Sunday, November 10, 2013

Where Mark's brain has been, pt 1: The mooring of starting out

Jacobs has talked about the blog form as an opportunity for writing essays in installments.  I want to try something along those lines:

---

When my mom died, around a year and a half ago, I started reading a lot of poetry.  I hadn't done much of that for some time.  But I expected poetry to be a source of solace, and it was, and still is.  Maybe, initially, it had something to do with the fact that many poems are short, and thus look suspiciously like Easy Answers.  But the exact source of solace I ended up locating, or at least a home for the confusion and anxiety of grief, was a surprise: I started reading a lot of what you’d maybe call difficult poetry.  By which I mean poems of seeming anti-meaning that don’t yield their secrets easily if at all.  Not the bleeding experimental edge, mind you.  No, the stuff I'm dipping into is relatively tame; stuff that's always threatening to coalesce into meaning or melody—Wallace Stevens, Jorie Graham, Kenneth Koch, and most of all John Ashbery.

One would expect the mourner to look for poems rife with clear Truths, gentle cycle-of-life meditations about the Body Of The World and the Overwhelming Splendor Of It All.  Poems of comfort.  Things like this, or this, or this (all picked, I swear, at random from last few months of WA archives1).  So much of the language my family heard from friends and cards seems to hustle us in that direction, to offer alchemical formulae to transmute loss into meaning, and pronto.  But the poems I read and listened to (courtesy of the magnificent Penn Sound Archives) don’t seem particularly interested in catharsis, or even legibility—they don’t give a fig about my personal grief.  Their starting point here is—well, I don't know.  Sounds, yes; arresting juxtapositions in the surrealist tradition, sure; certain ideas about the act of artistic creation, probably.  But there's no embarking from any spontaneous overflows of powerful emotion, and if something is being recollected, it is difficult to discern whether from a state of tranquility or what. Still, like the creation myth where the world is made of scraps idly swept from the gods' table, these guys write such dense stuff that certain lines and half-lines can't help but cloak my own rejected thoughts in alienated majesty.

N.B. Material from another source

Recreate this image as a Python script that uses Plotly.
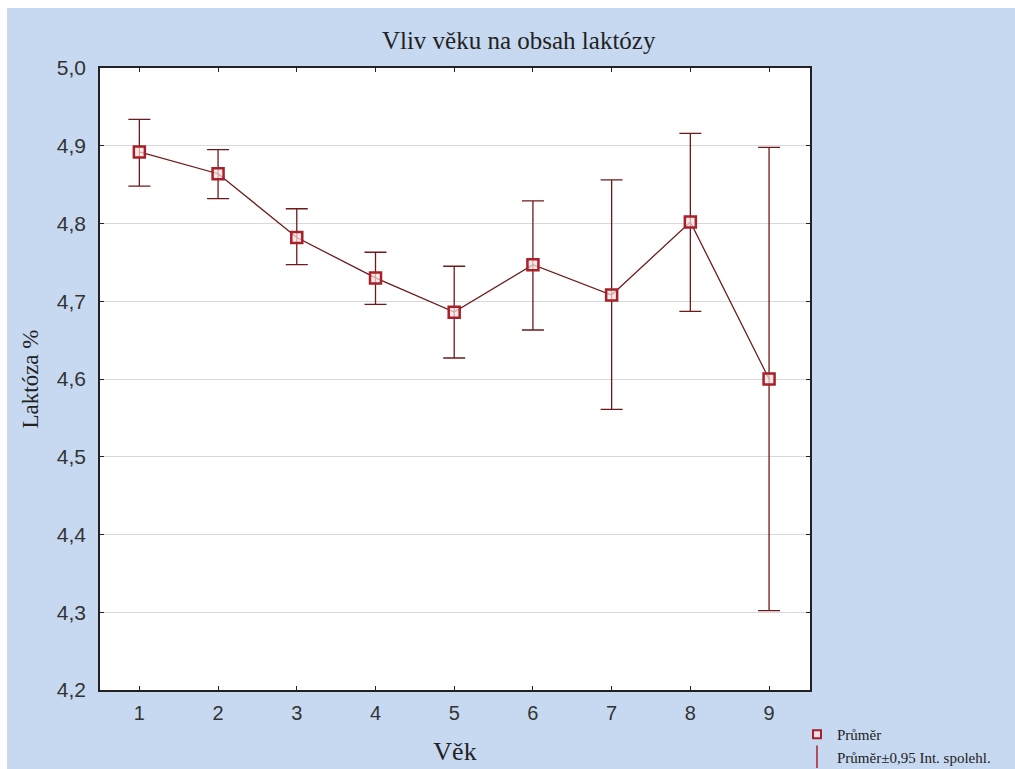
import plotly.graph_objects as go

vek = [1, 2, 3, 4, 5, 6, 7, 8, 9]
prumer = [4.892, 4.864, 4.782, 4.730, 4.686, 4.747, 4.708, 4.802, 4.600]
horni = [4.934, 4.895, 4.819, 4.763, 4.745, 4.829, 4.856, 4.916, 4.898]
dolni = [4.848, 4.832, 4.747, 4.696, 4.627, 4.663, 4.561, 4.687, 4.302]
y_ticks = [4.2, 4.3, 4.4, 4.5, 4.6, 4.7, 4.8, 4.9, 5.0]

err_plus = [h - p for h, p in zip(horni, prumer)]
err_minus = [p - d for p, d in zip(prumer, dolni)]

DARK = "#6e1a1a"
RED = "#a8202a"
BLUE = "#c6d9f0"
SERIF = "Liberation Serif, Times New Roman, serif"
SANS = "Liberation Sans, Arial, sans-serif"

fig = go.Figure()
fig.add_trace(go.Scatter(
    x=vek, y=prumer, mode="lines+markers",
    line=dict(color=DARK, width=1.3),
    marker=dict(symbol="square", size=11, color="rgba(255,225,225,0.7)",
                line=dict(color=RED, width=2.5)),
    error_y=dict(type="data", symmetric=False, array=err_plus, arrayminus=err_minus,
                 color=DARK, thickness=1.3, width=11),
    showlegend=False,
))
# legend entries
fig.add_trace(go.Scatter(
    x=[None], y=[None], mode="markers", name="Průměr",
    marker=dict(symbol="square", size=8, color="rgba(255,225,225,0.7)",
                line=dict(color=RED, width=2)),
))
fig.add_trace(go.Scatter(
    x=[None], y=[None], mode="markers", name="Průměr±0,95 Int. spolehl.",
    marker=dict(symbol="line-ns", size=16, line=dict(color=RED, width=1.5)),
))

W, H = 1015, 769
PL, PR, PT, PB = 100, 810, 68, 690

fig.update_layout(
    width=W, height=H,
    paper_bgcolor=BLUE, plot_bgcolor="white",
    separators=", ",
    margin=dict(l=PL, r=W - PR, t=PT, b=H - PB, autoexpand=False),
    title=dict(text="Vliv věku na obsah laktózy", x=0.511, xref="container",
               y=1 - 40 / H, yref="container", xanchor="center", yanchor="middle",
               font=dict(family=SERIF, size=25, color="#222222")),
    xaxis=dict(range=[0.5, 9.52], tickmode="array", tickvals=vek, automargin=False,
               ticks="inside", ticklen=4, tickcolor="#222", mirror="ticks",
               showline=True, linecolor="#222", linewidth=1.5,
               showgrid=False, zeroline=False, ticklabelstandoff=4,
               tickfont=dict(family=SANS, size=20, color="#333"),
               title=dict(text="Věk", font=dict(family=SERIF, size=26, color="#222"),
                          standoff=19)),
    yaxis=dict(range=[4.2, 5.0], tickmode="array", tickvals=y_ticks, tickformat=".1f",
               automargin=False,
               ticks="inside", ticklen=4, tickcolor="#222", mirror="ticks",
               showline=True, linecolor="#222", linewidth=1.5,
               showgrid=True, gridcolor="#d9d9d9", gridwidth=1, zeroline=False,
               ticklabelstandoff=8,
               tickfont=dict(family=SANS, size=21, color="#333"),
               title=dict(text="Laktóza %", font=dict(family=SERIF, size=23, color="#222"),
                          standoff=12)),
    legend=dict(x=797 / W, xref="container", xanchor="left",
                y=1 - 718 / H, yref="container", yanchor="top",
                bgcolor="rgba(0,0,0,0)", font=dict(family=SERIF, size=15, color="#222"),
                tracegroupgap=0, itemwidth=30),
    shapes=[
        dict(type="rect", xref="paper", yref="paper", x0=-0.3, x1=1.4,
             y0=(PB - 8) / (PB - PT), y1=1.3, fillcolor="white", line=dict(width=0),
             layer="below"),
        dict(type="rect", xref="paper", yref="paper", x0=-0.3, x1=(7 - PL) / (PR - PL),
             y0=-0.3, y1=1.3, fillcolor="white", line=dict(width=0), layer="below"),
    ],
)

fig.write_html(
    "out.html", config={"displayModeBar": False},
    post_script=("document.body.style.margin='0';"
                 "document.body.style.overflow='hidden';"
                 "document.documentElement.style.overflow='hidden';"),
)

For example, take the delightful moment in Ashbery's very, very long poem "The Skaters" where he announces, "It is time now for a general understanding  / of the meaning of all this."  In a 1964 recording of the poem, this line is received with laughter.  It is hilariously straightforward, but perhaps the laughter contains a little relief as well—if he's making a joke about meaning, he must know that this poem is difficult.  Up to this point, we were worried that maybe, just maybe, we were missing some point that was obvious to everyone else.2    Of course what follows is only an explanation of why he won't explain anything, and it's not easy even to get that out of it.  But then there's a startling sort of aside:
...Except to say that the carnivorous
Way of these lines is to devour their own nature, leaving
Nothing but a bitter impression of absence, which as we know involves presence, but still.
Nevertheless these are fundamental absences, struggling to get up and be off themselves.
I do not believe Ashbery intended to evoke the feeling of grief's tapering off, the guilt at sliding back into normal life.  Nor was he trying to describe the anxiety that I'd forget my mom's face and voice.  But when I hear these lines, I can't not feel those things, rendered as crisp and perfect as if Raymond Carver had done it.

Which sounds a lot like I've snuck the sympathy cards’ grubby scramble for Meaning into the avant garde, doesn't it? What a hermeneutical faux pas, especially in a poem that, if it's about anything, is about 'skating' blithely across the surface of meaning.  Hypocrite lecteur! Surely this is a shallow and limited way to read a poem, just naked projection, right?

If there's a defense of this method, it's that the fractured and dense nature of the poems I'm talking about keep these moments from coming too easy or too often.  Any measure of comfort is found, paradoxically, because the poet isn't generally offering any comfort.  There's some scrounging on my part to find it, there's no takeaway in big pastel script.  And in that it seems so much more like messy real life than any tidy, epiphany-driven 'grief' poem.  What I wanted in the months after mom died wasn't kindly sages to illuminate my path—that feels (to me, which may reveal more about my attitudes that the poets') patronizing and facile.  Instead I found myself looking for fellow-travelers, other voices in the dark to articulate and give texture to its darkness, as Brecht describes:
In the dark times,
Will there also be singing?
Yes, there will also be singing.
About the dark times. 

1While the Keilloriana of Good Poems has been kind of a drag, some of the hoariest bits of the canon have come crawling out of high school anthologies to make new sense: Whitman, Dickinson, Hopkins; even musty old "Dover Beach" and its midnight anti-epiphany turned out to be kind of profoundly moving when I read it after mom's funeral while my wife slept beside me.
2If we do miss the point, we're in good company: Auden awarded Ashbery the Yale Younger Poet's Prize, then later claimed not to have understood a word of the manuscript.